We arrived at Seville on time and discovered totally free carts. Not
that important, but a nice welcome. We found Jenny and Jane, who
joined us from Durham via Paris. It was very nice to-meet up with some
English speaking friends.
We headed toward the taxi stand. The driver explained we would need
two taxes for the four of us and our luggage. it would be €320 split
four ways instead of €160 to Cartaya. We hemmed and hawed and thought
of taking the 3-bus, 4-hour bus ride instead of the 1.5 hour taxi
ride. Then he told if we put the luggage on top of us, one taxi would
work. So we crammed in with 40+ lbs of luggage on our laps. I followed
along the route on the GPS, and it clocked the driver at 90 MPH at
times. The GPS was very helpful in directing the taxi driver the last
few miles. We got the keys and were amazed at how nice the apartment
with an ocean view was.
After some resting, beach time, and dinner, we decided to go exploring
by walking around town. We got lost and misunderstood the directions
to the market. We saw official looking traffic signs pointed toward
Carefour, a supermarket. It turned out the Carefour was several
kilometers outside of town and we gave up. Then Jenny remembered we
had a car here.
Here's where it got interesting. We found the car in the garage
downstairs. We clicked the electronic card to open the car and got in.

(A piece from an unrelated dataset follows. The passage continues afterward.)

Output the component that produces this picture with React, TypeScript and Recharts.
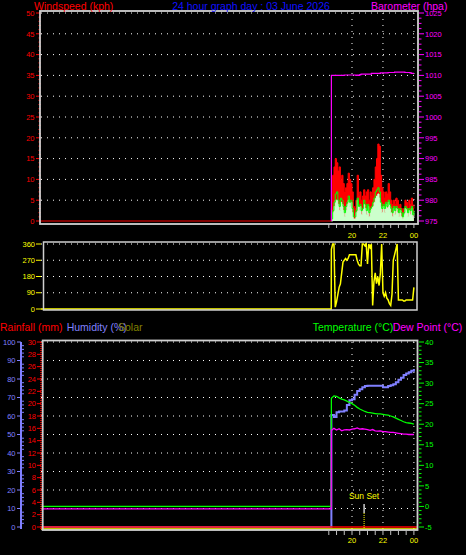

There was no ignition key slot. It turned out the electronic card
could be inserted into the dash to unlock the ignition. The gear shift
was a 6 speed manual transmission with reverse to the left of first
instead of under fifth like I am used to. I experimented and could not
get reverse to work. Oh, well we could figure out reverse later I
thought. In fact, reverse wasn't invented until 36 years after the
automobile was invented. The model-T was designed to do Tokyo-drift
style serving U-turns. Now I sometimes pull off a skidding 180° turn,
but not on purpose (these facts are from Wikipedia might not
technically be "true"). We proceeded to the gate, which started
opening toward us. I was trying to figure out the other features of
the car and didn't notice the gate heading toward us. Jenny let out a
squeal from the back seat, which brought me back to reality. Now I
need reverse! Fortunately, neutral rolled us back enough to avert
disaster. We eventually found Carefour, which was out in the country
and very large but closed for the day. No 24/7 Super Walmarts here. In
the parking lot, I tried to figure out reverse. I started to realize
that you must shift to neutral, pull up on a special part of the gear
shift, and then shift to first. First is then reverse. Shift into
neutral and then first is just first again. This is a five hour plane
ride away from intuitive, but I guess the advantage is that it would
be very hard to accidentally shift into reverse.
That's part of the adventure, we like to say.